Tuesday, July 28, 2009

Ouch this hurts...

This has been a really difficult week for me this past week. Working with struggling families has been more challenging than I expected...not that I expected it would be easy, but I can't deny that its effected me. I've worked with struggling teenagers before at Piney Ridge, a rehabilitation center for teenage sex offenders, but never with mothers and their child. At Piney Ridge the kids were separated either from the perpetrators or their victims, a "controlled environment" if you will. We could control the messages going into the teenagers heads by constantly encouraging them, cutting out tv and radio. They all had therapists and nurses caring for their every need. As a youth care worker you were there as a teacher's aide, a watchman for any fights, and mainly- a motivator. It was such an awesome atmostphere most of the time. But now I go into the "lions den" so to speak. To the heart of the family- the home. Nothing is hidden, nothing can be candy coated. I see the environment as it truely is. Some families struggle on just getting by each day with a meal on the table, but some families live off the beach! There's so much diversity in this job. I've met people from all walks of life. All with one goal- to fall in love with their child, for guidance on how to be the best parent possible.
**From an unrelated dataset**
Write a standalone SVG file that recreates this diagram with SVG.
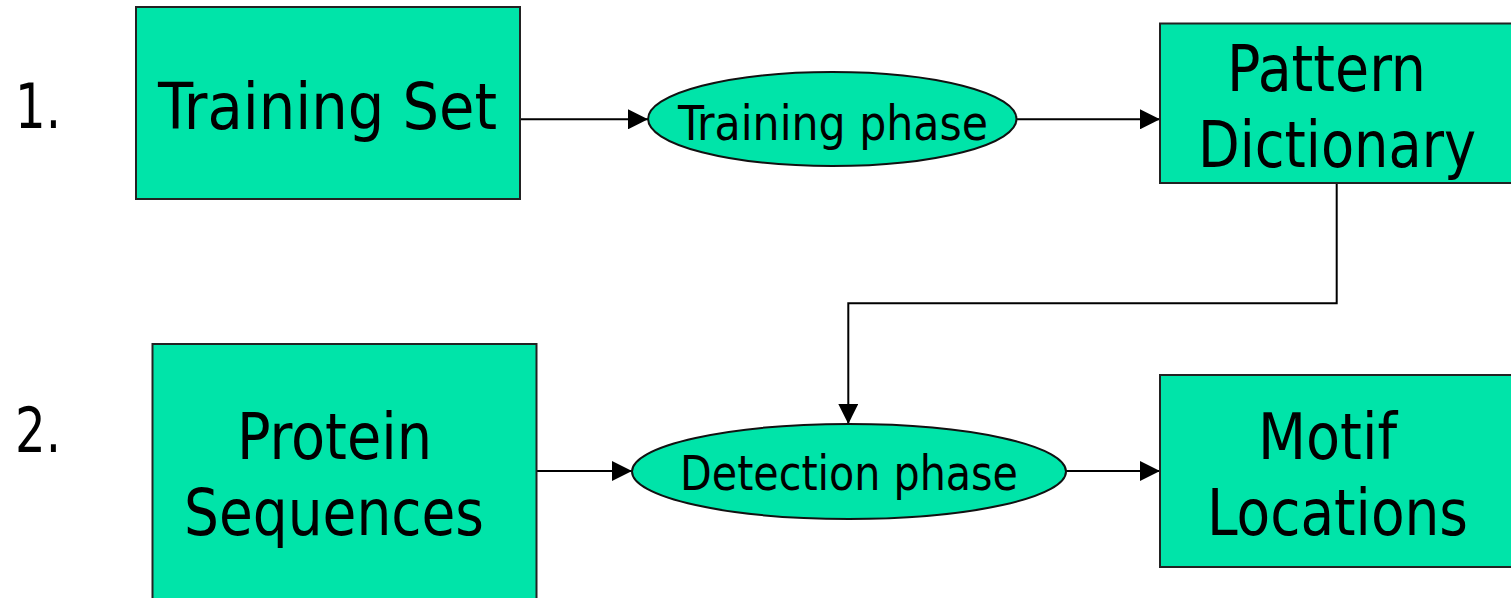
<svg xmlns="http://www.w3.org/2000/svg" width="1511" height="598" viewBox="0 0 1511 598">
  <style>
    .box { fill: #00E4A9; stroke: #222; stroke-width: 2; }
    .phase { fill: #00E4A9; stroke: #111; stroke-width: 2; }
    .big { font-family: "DejaVu Sans Condensed", "DejaVu Sans", sans-serif; font-size: 64px; fill: #000; }
    .small { font-family: "DejaVu Sans Condensed", "DejaVu Sans", sans-serif; font-size: 48px; fill: #000; }
    .step { font-family: "DejaVu Sans Condensed", "DejaVu Sans", sans-serif; font-size: 62px; fill: #000; }
    .link { fill: none; stroke: #000; stroke-width: 2; }
  </style>
  <defs>
    <marker id="arrow" viewBox="0 0 20 20" refX="20" refY="10" markerWidth="20" markerHeight="20" markerUnits="userSpaceOnUse" orient="auto">
      <path d="M0,0 L20,10 L0,20 Z" fill="#000"/>
    </marker>
  </defs>

  <rect width="1511" height="598" fill="#fff"/>

  <!-- step numbers -->
  <text class="step" x="15" y="128" textLength="46" lengthAdjust="spacingAndGlyphs">1.</text>
  <text class="step" x="15" y="452" textLength="46" lengthAdjust="spacingAndGlyphs">2.</text>

  <g id="connectors">
    <line class="link" x1="520" y1="119.3" x2="648" y2="119.3" marker-end="url(#arrow)"/>
    <line class="link" x1="1016.5" y1="119.3" x2="1160" y2="119.3" marker-end="url(#arrow)"/>
    <polyline class="link" points="1336.7,183 1336.7,303.3 848.3,303.3 848.3,424" marker-end="url(#arrow)"/>
    <line class="link" x1="536" y1="471" x2="632" y2="471" marker-end="url(#arrow)"/>
    <line class="link" x1="1066" y1="471" x2="1160" y2="471" marker-end="url(#arrow)"/>
  </g>

  <g id="training-set">
    <rect class="box" x="136" y="7" width="384" height="192"/>
    <text class="big" x="158" y="128.5" textLength="339" lengthAdjust="spacingAndGlyphs">Training Set</text>
  </g>

  <g id="training-phase">
    <ellipse class="phase" cx="832.3" cy="119" rx="184.2" ry="47"/>
    <text class="small" x="678" y="140" textLength="310" lengthAdjust="spacingAndGlyphs">Training phase</text>
  </g>

  <g id="pattern-dictionary">
    <rect class="box" x="1160" y="23.5" width="360" height="159.5"/>
    <text class="big" x="1227" y="90.5" textLength="199" lengthAdjust="spacingAndGlyphs">Pattern</text>
    <text class="big" x="1198" y="166.7" textLength="278" lengthAdjust="spacingAndGlyphs">Dictionary</text>
  </g>

  <g id="protein-sequences">
    <rect class="box" x="152.5" y="344" width="384" height="270"/>
    <text class="big" x="237" y="459" textLength="195" lengthAdjust="spacingAndGlyphs">Protein</text>
    <text class="big" x="184" y="534.5" textLength="300" lengthAdjust="spacingAndGlyphs">Sequences</text>
  </g>

  <g id="detection-phase">
    <ellipse class="phase" cx="849" cy="471.5" rx="217" ry="47.5"/>
    <text class="small" x="680" y="490" textLength="338" lengthAdjust="spacingAndGlyphs">Detection phase</text>
  </g>

  <g id="motif-locations">
    <rect class="box" x="1160" y="375" width="360" height="192"/>
    <text class="big" x="1258" y="459" textLength="139" lengthAdjust="spacingAndGlyphs">Motif</text>
    <text class="big" x="1207" y="535" textLength="261" lengthAdjust="spacingAndGlyphs">Locations</text>
  </g>
</svg>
I'm always so impressed that these families have reached out and asked for help, do you know how hard that is?? I know I struggle with asking someone for help, even family. But I can't say seeing and experiencing all this doesn't hurt. Some nights I just come home and cry. There are some days I think I'm just not cut out for this type of job. It has brought me to the Lord, forced me to lay at His feet and ask for His wisdom. This past year I've gone back and forth from extreme highs and lows. And His love is enduring and faithful. Though that sounds cliche what it means to me is that his voice is there if I only slow down to listen. Turn off the tv, my phone, the computer, all distractions and just listen to the still small voice. I look to my Father as a friend, a friend who listens and cares. But I ask for help now, to my friends, to pray for me at this job. For His wisdom to guide me.

1 comments:

marietta said...

Wow Katy. That's amazing. I cannot imagine what an emotional rollercoaster that must be! But you are for sure the right person for the job.